Hamas seized control of Gaza last week after vanquishing security forces allied with the rival Fatah faction, leaving many Gazans worried about further violence. Some in the tunnel fear their lives are in danger because of their Fatah loyalties; others seek a better life than volatile Gaza can offer.
Among their numbers are people wounded in gunbattles between the rival factions.
With no sanitary facilities at the tunnel, the stench of urine and sweat has permeated the air. Food and water were in short supply as women, children and young men sat waiting on mats or concrete.
No numbers were specified, and specific guidelines for determining urgency were not released. But shortly after the order was issued, a 17-year-old boy with leukemia was on his way through the passage, said Shadi Yassin, a military liaison official.

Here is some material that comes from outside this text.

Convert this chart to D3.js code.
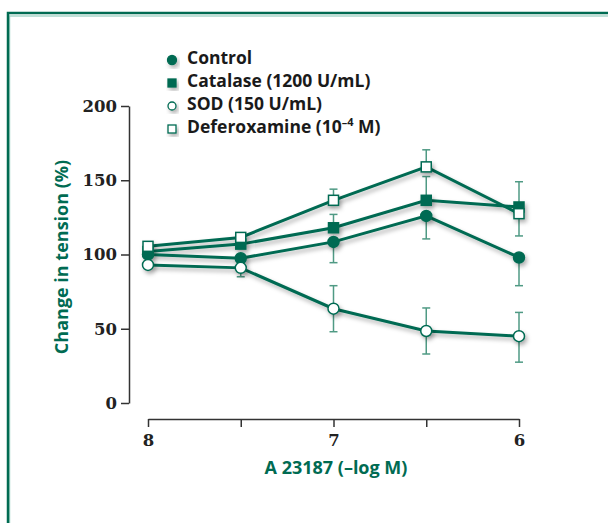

On Tuesday, Israel allowed in two Palestinians wounded in a shootout at the terminal the previous day. Three other people hospitalized in Gaza in the course of Hamas-Fatah infighting last week also were allowed to pass.
Hamas' takeover of Gaza led Israel to seal its borders.
Israel, which has sophisticated weapons screening equipment in place at Erez, says it is letting through only the staff of international organizations, people with special permission and humanitarian cases. Military officials say they don't think all of the people in the tunnel are in danger.
Israeli military spokesman Shlomo Dror said Wednesday any foreign national wishing to leave Gaza was allowed to do so in coordination with their embassy.
More than 100 foreigners have left Gaza since Hamas seized full control there last week, Dror said. He did not specify their nationalities. Three buses carrying foreigners left the Erez crossing from Gaza into Israel on Wednesday.